Aufgrund der großen Zahl am Markt vertretener Systeme sollte man für die Vorauswahlphase auf eine Software-Datenbank zurückgreifen, die es ermöglicht, die funktionalen Leistungsmerkmale der ERP-System vergleichend zu bewerten. Wir nutzen hierzu die Datenbank des IT-Matchmakers. Diese laufend gepflegte Datenbank stellt nach unserer Erfahrung den gegenwärtig aktuellsten Überblick über die relevanten am Markt angebotenen ERP- und PPS-Systeme dar.
Sie ist aufgrund der großen Anzahl hinterlegter Kriterien differenziert in der Auswahl, aber komplex in der Interpretation der Anforderungskriterien und deshalb nur durch erfahrene Fachleute zu handhaben.
Wer vor der Entscheidung über die Auswahl eines neuen ERP-System steht, sollte die folgenden 10 Tipps zur ERP-Einführung beachten:
- Überlegen Sie, ob ein neues EDV-System wirklich nötig ist!
- Gehen Sie systematisch vor: Erst vereinfachen, dann ERP-System auswählen, dann einführen und schulen, abschließend optimieren.
- Lassen Sie Ihre Auftragsabwicklung von Fachleuten gestalten und radikal vereinfachen!
- Wählen Sie Ihr ERP-System passend zu Ihrer Organisation und nicht durch Vorstandsbeschluss aus!

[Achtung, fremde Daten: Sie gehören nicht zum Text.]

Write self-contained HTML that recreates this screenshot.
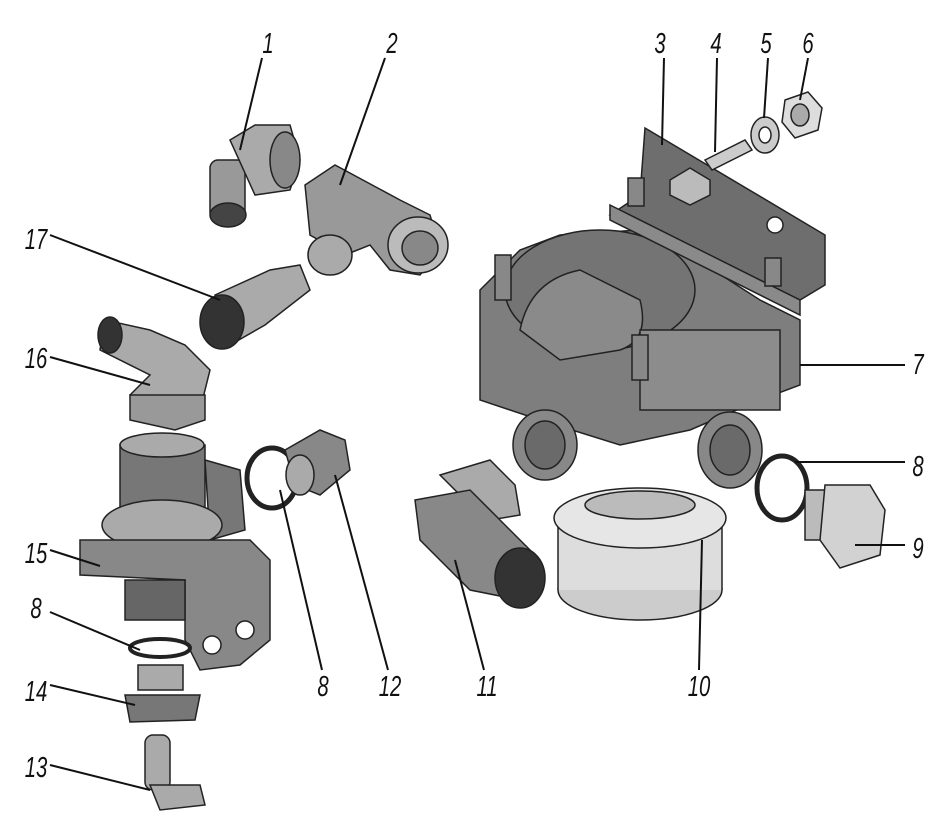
<!DOCTYPE html>
<html><head><meta charset="utf-8"><style>
html,body{margin:0;padding:0;background:#fff}
svg{display:block}
text{font-family:"Liberation Sans",sans-serif;font-style:italic;font-size:29px;fill:#111}
</style></head><body>
<svg width="951" height="827" viewBox="0 0 951 827" xmlns="http://www.w3.org/2000/svg">
<g stroke="#222" stroke-width="1.5">
<polygon points="480,290 520,250 560,235 640,230 690,255 760,300 800,320 800,385 760,400 690,430 620,445 540,420 480,400" fill="#7e7e7e"/>
<ellipse cx="600" cy="290" rx="95" ry="60" fill="#747474"/>
<path d="M520,330 Q530,280 580,270 L640,300 Q650,340 620,350 L560,360 Z" fill="#8a8a8a"/>
<rect x="640" y="330" width="140" height="80" fill="#8c8c8c"/>
<ellipse cx="545" cy="445" rx="32" ry="35" fill="#888"/>
<ellipse cx="545" cy="445" rx="20" ry="24" fill="#6a6a6a"/>
<ellipse cx="730" cy="450" rx="32" ry="38" fill="#888"/>
<ellipse cx="730" cy="450" rx="20" ry="25" fill="#6a6a6a"/>
<polygon points="645,128 825,235 825,285 800,300 610,215 640,195" fill="#6e6e6e"/>
<polygon points="610,205 800,300 800,315 610,220" fill="#8a8a8a"/>
<circle cx="775" cy="225" r="8" fill="#fff"/>
<polygon points="670,180 690,168 710,180 710,195 690,205 670,195" fill="#bbb"/>
<rect x="495" y="255" width="16" height="45" fill="#888"/>
<rect x="632" y="335" width="16" height="45" fill="#888"/>
<rect x="628" y="178" width="16" height="28" fill="#888"/>
<rect x="765" y="258" width="16" height="28" fill="#888"/>
<ellipse cx="640" cy="590" rx="82" ry="30" fill="#ccc"/>
<rect x="558" y="520" width="164" height="70" fill="#ddd" stroke="none"/>
<line x1="558" y1="520" x2="558" y2="590"/><line x1="722" y1="520" x2="722" y2="590"/>
<ellipse cx="640" cy="518" rx="86" ry="30" fill="#e6e6e6"/>
<ellipse cx="640" cy="505" rx="55" ry="14" fill="#bbb"/>
<polygon points="705,160 745,140 752,150 712,170" fill="#ccc"/>
<ellipse cx="765" cy="135" rx="14" ry="18" fill="#ccc"/>
<ellipse cx="765" cy="135" rx="6" ry="8" fill="#fff"/>
<polygon points="785,100 808,92 822,108 818,130 795,138 782,122" fill="#ddd"/>
<ellipse cx="800" cy="115" rx="9" ry="11" fill="#aaa"/>
<ellipse cx="782" cy="488" rx="25" ry="32" fill="none" stroke-width="5"/>
<rect x="805" y="490" width="35" height="50" fill="#bbb"/>
<polygon points="825,485 870,485 885,510 880,555 840,568 820,540" fill="#d2d2d2"/>
<rect x="210" y="160" width="35" height="60" rx="8" fill="#999"/>
<ellipse cx="228" cy="215" rx="18" ry="12" fill="#444"/>
<polygon points="230,140 255,125 290,125 300,160 290,190 255,195" fill="#aaa"/>
<ellipse cx="285" cy="160" rx="15" ry="28" fill="#888"/>
<polygon points="305,185 335,165 400,200 430,215 440,250 420,275 390,270 370,245 345,255 310,235" fill="#999"/>
<ellipse cx="330" cy="255" rx="22" ry="20" fill="#aaa"/>
<ellipse cx="418" cy="245" rx="30" ry="28" fill="#bbb"/>
<ellipse cx="420" cy="248" rx="18" ry="17" fill="#888"/>
<polygon points="215,295 270,270 300,265 310,290 265,325 230,345" fill="#aaa"/>
<ellipse cx="222" cy="322" rx="22" ry="27" fill="#333"/>
<polygon points="105,320 150,330 185,345 210,370 200,410 150,420 130,395 150,375 100,350" fill="#aaa"/>
<ellipse cx="110" cy="335" rx="12" ry="18" fill="#333"/>
<polygon points="130,395 205,395 205,420 175,430 130,420" fill="#999"/>
<rect x="120" y="445" width="85" height="70" fill="#777"/>
<polygon points="205,460 240,470 245,530 210,540" fill="#777"/>
<ellipse cx="162" cy="445" rx="42" ry="12" fill="#aaa"/>
<ellipse cx="162" cy="525" rx="60" ry="25" fill="#aaa"/>
<polygon points="80,540 250,540 270,560 270,640 240,665 200,670 185,640 185,580 80,575" fill="#888"/>
<rect x="125" y="580" width="60" height="40" fill="#666"/>
<circle cx="212" cy="645" r="9" fill="#fff"/><circle cx="245" cy="630" r="9" fill="#fff"/>
<ellipse cx="160" cy="648" rx="30" ry="9" fill="none" stroke-width="4"/>
<rect x="138" y="665" width="45" height="25" fill="#aaa"/>
<polygon points="125,695 200,695 195,720 130,722" fill="#777"/>
<rect x="145" y="735" width="25" height="55" rx="8" fill="#aaa"/>
<polygon points="150,785 200,785 205,805 160,810" fill="#aaa"/>
<ellipse cx="272" cy="478" rx="25" ry="30" fill="none" stroke-width="5"/>
<polygon points="285,450 320,430 345,440 350,470 320,495 295,485" fill="#888"/>
<ellipse cx="300" cy="475" rx="14" ry="20" fill="#aaa"/>
<polygon points="440,475 490,460 515,485 520,515 490,520 470,505" fill="#aaa"/>
<polygon points="415,500 470,490 540,560 520,600 470,590 420,540" fill="#888"/>
<ellipse cx="520" cy="578" rx="25" ry="30" fill="#333"/>
</g>
<g stroke="#111" stroke-width="2" fill="none">
<line x1="262" y1="58" x2="240" y2="150"/>
<line x1="385" y1="58" x2="340" y2="185"/>
<line x1="664" y1="58" x2="662" y2="145"/>
<line x1="717" y1="58" x2="715" y2="152"/>
<line x1="768" y1="58" x2="764" y2="118"/>
<line x1="808" y1="58" x2="800" y2="100"/>
<line x1="50" y1="235" x2="220" y2="300"/>
<line x1="50" y1="357" x2="150" y2="385"/>
<line x1="905" y1="365" x2="800" y2="365"/>
<line x1="905" y1="462" x2="795" y2="462"/>
<line x1="905" y1="545" x2="855" y2="545"/>
<line x1="50" y1="550" x2="100" y2="566"/>
<line x1="50" y1="612" x2="140" y2="650"/>
<line x1="50" y1="685" x2="135" y2="705"/>
<line x1="50" y1="765" x2="150" y2="790"/>
<line x1="322" y1="670" x2="280" y2="490"/>
<line x1="388" y1="670" x2="335" y2="475"/>
<line x1="484" y1="670" x2="455" y2="560"/>
<line x1="699" y1="670" x2="702" y2="540"/>
</g>
<g text-anchor="middle">
<text transform="translate(268,53) scale(0.7,1)">1</text>
<text transform="translate(392,53) scale(0.7,1)">2</text>
<text transform="translate(660,53) scale(0.7,1)">3</text>
<text transform="translate(716,53) scale(0.7,1)">4</text>
<text transform="translate(766,53) scale(0.7,1)">5</text>
<text transform="translate(808,53) scale(0.7,1)">6</text>
<text transform="translate(36,249) scale(0.7,1)">17</text>
<text transform="translate(36,368) scale(0.7,1)">16</text>
<text transform="translate(918,374) scale(0.7,1)">7</text>
<text transform="translate(918,476) scale(0.7,1)">8</text>
<text transform="translate(918,558) scale(0.7,1)">9</text>
<text transform="translate(36,563) scale(0.7,1)">15</text>
<text transform="translate(36,618) scale(0.7,1)">8</text>
<text transform="translate(36,701) scale(0.7,1)">14</text>
<text transform="translate(36,777) scale(0.7,1)">13</text>
<text transform="translate(323,696) scale(0.7,1)">8</text>
<text transform="translate(390,696) scale(0.7,1)">12</text>
<text transform="translate(487,696) scale(0.7,1)">11</text>
<text transform="translate(699,696) scale(0.7,1)">10</text>
</g>
</svg>
</body></html>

- Wählens Sie Ihr System nach betriebswirtschaftlichen Kriterien und nicht nach der Zahl der verfügbaren Funktionen aus.
- Verringern Sie Einführungskosten und Risiken, indem Sie weniger komplexe Systeme auswählen und sich in einer ersten Betriebsstufe auf die wesentlichen Module und Funktionen beschränken.
- Beteiligen Sie die Mitarbeiter an der ERP-Einführung.
- Sichern Sie sich genug qualifizierte Anwendungsberater!
- Erst schulen Sie, schulen Sie, schulen Sie, dann testen Sie, testen Sie, testen Sie!
- Vergessen Sie nach der Einführung nicht zu optimieren!